Maybe I am way of base here but just had a thought. From what i was reading in other topics the consensus seems to be that they can send more types of data back than just messages. Would it be possible to send a actual echo back with there technology. Maybe not something advanced as a korvax but someone set up all of this and it seems like it would be hard to do with just one way comunication from the future ?
If this has already been chewed over my apologies been busy haven’t had a chance to read all the threads here.
Correct me if I am wrong, but an AI is just software, so if they can send a video or a webpage back in time they should be able to send back an AI program via a sattelite signal and upload it to the internet.
Unless, of course, the AI requires more advanced hardware to function like a quantum processor, then it might not work.
Yep Kinda my thoughts you see them send korvax to a new body quite often one will disconnect and another gets sent to replace it.
There is no different kinds of data.
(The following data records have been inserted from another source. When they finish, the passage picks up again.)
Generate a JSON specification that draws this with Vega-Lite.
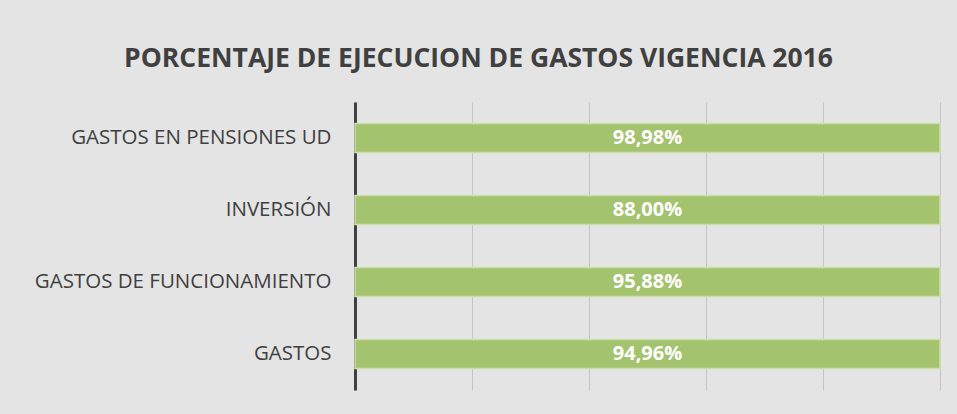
{
  "$schema": "https://vega.github.io/schema/vega-lite/v6.json",
  "autosize": "none",
  "width": 585,
  "height": 288,
  "padding": {"left": 355, "top": 102, "right": 17, "bottom": 24},
  "background": "#e4e4e4",
  "config": {
    "locale": {"number": {"decimal": ",", "thousands": ".", "grouping": [3], "currency": ["$", ""]}},
    "view": {"stroke": null},
    "font": "Open Sans"
  },
  "title": {
    "text": "PORCENTAJE DE EJECUCION DE GASTOS VIGENCIA 2016",
    "fontSize": 26.5,
    "fontWeight": "bold",
    "color": "#404040",
    "font": "Open Sans",
    "anchor": "middle",
    "dx": -169,
    "offset": 30
  },
  "data": {
    "values": [
      {"rubro": "GASTOS EN PENSIONES UD", "ejecucion": 0.9898},
      {"rubro": "INVERSIÓN", "ejecucion": 0.88},
      {"rubro": "GASTOS DE FUNCIONAMIENTO", "ejecucion": 0.9588},
      {"rubro": "GASTOS", "ejecucion": 0.9496}
    ]
  },
  "encoding": {
    "y": {
      "field": "rubro",
      "type": "nominal",
      "sort": null,
      "scale": {"paddingInner": 0.6, "paddingOuter": 0.3},
      "axis": {
        "title": null,
        "domainColor": "#404040",
        "domainWidth": 3,
        "ticks": false,
        "labelPadding": 24,
        "labelFontSize": 20.5,
        "labelLimit": 0,
        "labelColor": "#404040",
        "labelFont": "Open Sans"
      }
    }
  },
  "layer": [
    {
      "mark": {"type": "bar", "color": "#a4c36e", "stroke": "#cadfa9", "strokeWidth": 1.5},
      "encoding": {
        "x": {
          "field": "ejecucion",
          "type": "quantitative",
          "stack": "normalize",
          "scale": {"domain": [0, 1]},
          "axis": {
            "title": null,
            "labels": false,
            "ticks": false,
            "domain": false,
            "values": [0, 0.2, 0.4, 0.6, 0.8, 1],
            "gridColor": "#c4c4c4",
            "gridWidth": 1
          }
        }
      }
    },
    {
      "mark": {"type": "text", "color": "white", "fontWeight": "bold", "fontSize": 20, "font": "Open Sans"},
      "encoding": {
        "x": {"datum": 0.5, "type": "quantitative"},
        "text": {"field": "ejecucion", "type": "quantitative", "format": ".2%"}
      }
    }
  ]
}
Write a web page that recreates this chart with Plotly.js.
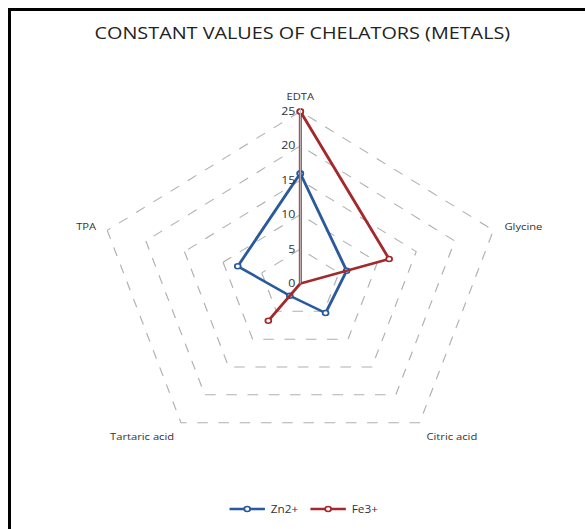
<!DOCTYPE html>
<html>
<head>
<meta charset="utf-8">
<script src="https://cdn.plot.ly/plotly-3.0.1.min.js"></script>
<style>
  html, body { margin:0; padding:0; background:#fff; overflow:hidden; width:585px; height:529px; }
  #frame { position:absolute; left:8px; top:8px; width:600px; height:540px; z-index:5; pointer-events:none;
           border-left:3px solid #000; border-top:3px solid #000; box-sizing:border-box; }
  #chart { position:absolute; left:0; top:0; width:496px; height:529px;
           transform:scaleX(1.18); transform-origin:0 0; }
</style>
</head>
<body>
<div id="chart"></div>
<div id="frame"></div>
<script>
// ---- data ----
const categories = ["EDTA", "Glycine", "Citric acid", "Tartaric acid", "TPA"];
const zn2Values = [16, 6, 5.3, 2.2, 8.1];
const fe3Values = [25, 11.5, 0, 6.7, 0];
const seriesNames = ["Zn2+", "Fe3+"];
const radialTicks = [0, 5, 10, 15, 20, 25];
const titleText = "CONSTANT VALUES OF CHELATORS (METALS)";

function closeLoop(arr) { return arr.concat([arr[0]]); }

const colors = ["#2A5A9E", "#A3292B"];
const series = [zn2Values, fe3Values];

const traces = series.map((vals, i) => ({
  type: "scatterpolar",
  mode: "lines+markers",
  r: closeLoop(vals),
  theta: closeLoop(categories),
  name: seriesNames[i],
  line: { color: colors[i], width: 2.5 },
  marker: { symbol: "circle", size: 5, color: "#ffffff", line: { color: colors[i], width: 1.5 } },
  cliponaxis: false
}));

const layout = {
  width: 496,
  height: 529,
  margin: { l: 79, r: 66, t: 108, b: 70, autoexpand: false },
  paper_bgcolor: "rgba(0,0,0,0)",
  plot_bgcolor: "rgba(0,0,0,0)",
  font: { family: "Open Sans, Liberation Sans, sans-serif", color: "#333333", size: 10 },
  title: {
    text: titleText,
    font: { size: 16.8, color: "#222222", family: "Open Sans, Liberation Sans, sans-serif" },
    x: 0.505, xanchor: "center", xref: "paper",
    y: 1 - 33/529, yanchor: "middle", yref: "container"
  },
  showlegend: true,
  legend: {
    orientation: "h",
    x: 0.51, xanchor: "center",
    yref: "container",
    y: 1 - 509/529, yanchor: "middle",
    font: { size: 10, color: "#333333" },
    itemwidth: 30,
    traceorder: "normal"
  },
  polar: {
    bgcolor: "rgba(0,0,0,0)",
    gridshape: "linear",
    domain: { x: [0, 1], y: [0, 1] },
    angularaxis: {
      rotation: 90,
      direction: "clockwise",
      showline: false,
      showgrid: false,
      ticks: "outside",
      ticklen: 4,
      tickcolor: "rgba(0,0,0,0)",
      tickfont: { size: 9.5, color: "#333333" }
    },
    radialaxis: {
      range: [0, 25.5],
      tickvals: radialTicks,
      ticktext: radialTicks.map(String),
      angle: 90,
      side: "counterclockwise",
      tickangle: 90,
      showline: true,
      linecolor: "#bdbdbd",
      linewidth: 1,
      showgrid: true,
      gridcolor: "#b0b0b0",
      griddash: "dash",
      gridwidth: 1,
      ticks: "",
      tickfont: { size: 10.5, color: "#333333" }
    }
  }
};

Plotly.newPlot("chart", traces, layout, { displayModeBar: false, staticPlot: true });
</script>
</body>
</html>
Well, no, obviously there are, but they are all convertible. You can send binary data as sounds, as text, as images, as smells if it needs be, or as a stream of electrons, which is what our computers are doing. They’re doing quite a bit of that in WT, as we all know. The only thing that matters is that the tools for interpreting it exist, but at the end of the day, I could cough a hello world onto a very large handkerchief in morse code.
Platform is an issue, but far from an unsolvable one when considering sending a program back through time. It would be a major hurdle when sending it forward, because you lack information. But as long as you have proper documentation of the platforms used in the period, being able to send a message back in time would also mean being able to send a program back in time, yes.
It would be diminished in capability by the available hardware, you’d have to compensate for that. And you’d have to arrange for somebody to receive the program, set it up in the proper environment and execute it, which will either need willingness or trickery. I would estimate the chances of sending back a viral program through time and it successfully taking over and holding a significant enough piece of infrastructure to be slim, since I would hope that any computer capable of receiving messages from the future would be sandboxed and off the net. Some human error might still provide you with a stroke of luck, though.
Darn, looking at what I just wrote, I get more and more reminded of Vernor Vinges “A fire upon the deep”. Not because it involves time travel, but because it involves a god-like AI trying to spread into corners of the galaxy where its power is small due to the capability of the hardware in those places (it has to though, because the protagonists are after the safeguard program that could destroy it, which was smuggled to such a “save” location).
EDIT: Also, I’m now having nightmares about having to set up a complex distributed application in a cloud-environment on Ubuntu machines, following instructions written at a time when the OS wasn’t in use for several decades… dev-ops is complicated enough as it is, darn it!